実際にプレイして、ぼくは期待が間違いではなかったと感じた。もちろん「オーディンスフィア」や「ドラゴンズクラウン」のようなアクションゲームとは、ホームグラウンドを別にする(アドベンチャーゲームという意味で)タイトルであるため、過去作のファンすべてに刺さるかと言われれば、そうでない面はあるだろう。しかし、ヴァニラウェア作品の真髄である「シンプルなゲームシステムと圧倒的なアートの世界」がそこにはあった。
数あるジャンルの中で、アドベンチャーは最もシステムがシンプルなジャンルだと言える。もともとそのような特徴を売りにするヴァニラウェアが、このジャンルで新たな勝負を仕掛けること。それは極めて自然なことなのではないだろうか。また、アドベンチャーは、映像や音楽のクオリティがより問われるジャンルでもある。“ヴァニラウェアが作るアドベンチャー”という枠組みは、彼らの紡ぐ世界を堪能するのにこれ以上ない舞台と言えるかもしれない。
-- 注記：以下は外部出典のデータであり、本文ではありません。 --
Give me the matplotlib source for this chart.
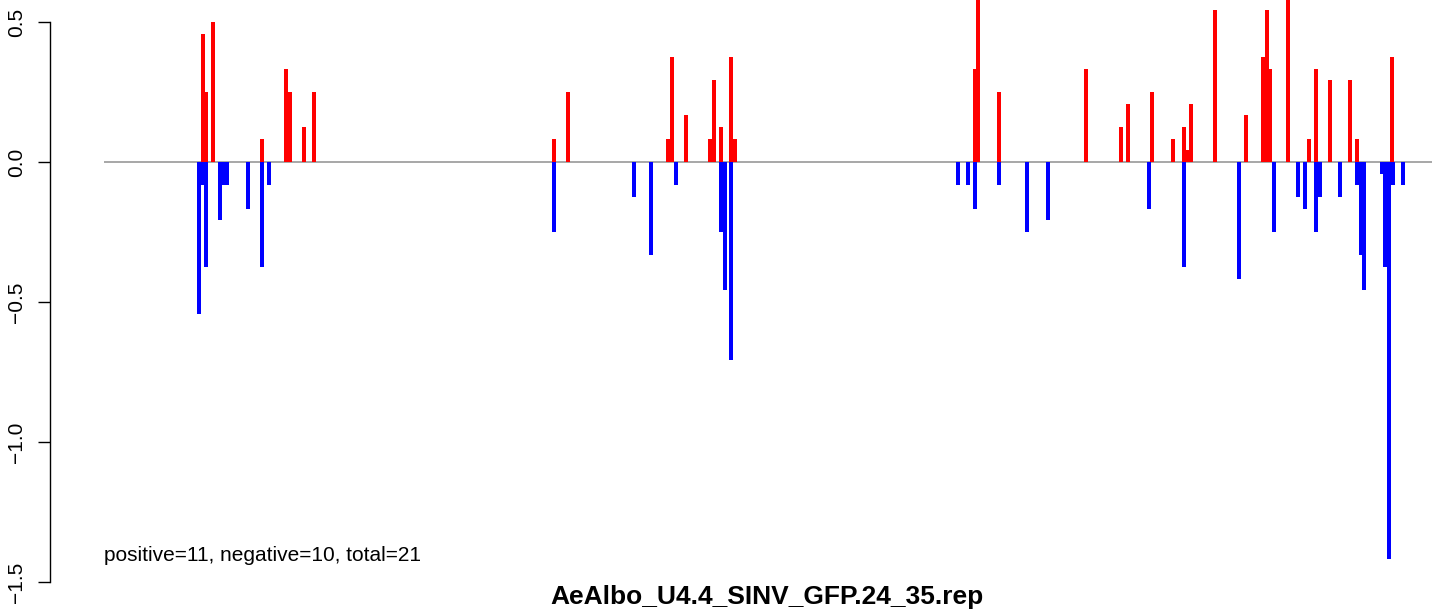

一方で、アクションを中心に開発してきたヴァニラウェアにとっては、これまでとは違う要素も求められるだろう。それがシナリオのクオリティだ。舞台を、シナリオが最重要事項とされにくいアクションからアドベンチャーへと移行することで、よりゲームの評価に占めるシナリオの比重は高まっていく。「オーディンスフィア」において一定の評価を得たヴァニラウェア作品のシナリオが、10年以上の時を経てどのように昇華されていくのか。この点が「十三機兵防衛圏」の評価の分岐点となっていくはずだ。
約3時間のプロローグのプレイでは、期待感こそあれ、安心感を得るまでには至らなかった。13人それぞれのシナリオがどのように交錯するのか。また、そこに調和はあるのか。SFアドベンチャーの世界で始まるヴァニラウェアの挑戦を期待せずにはいられない。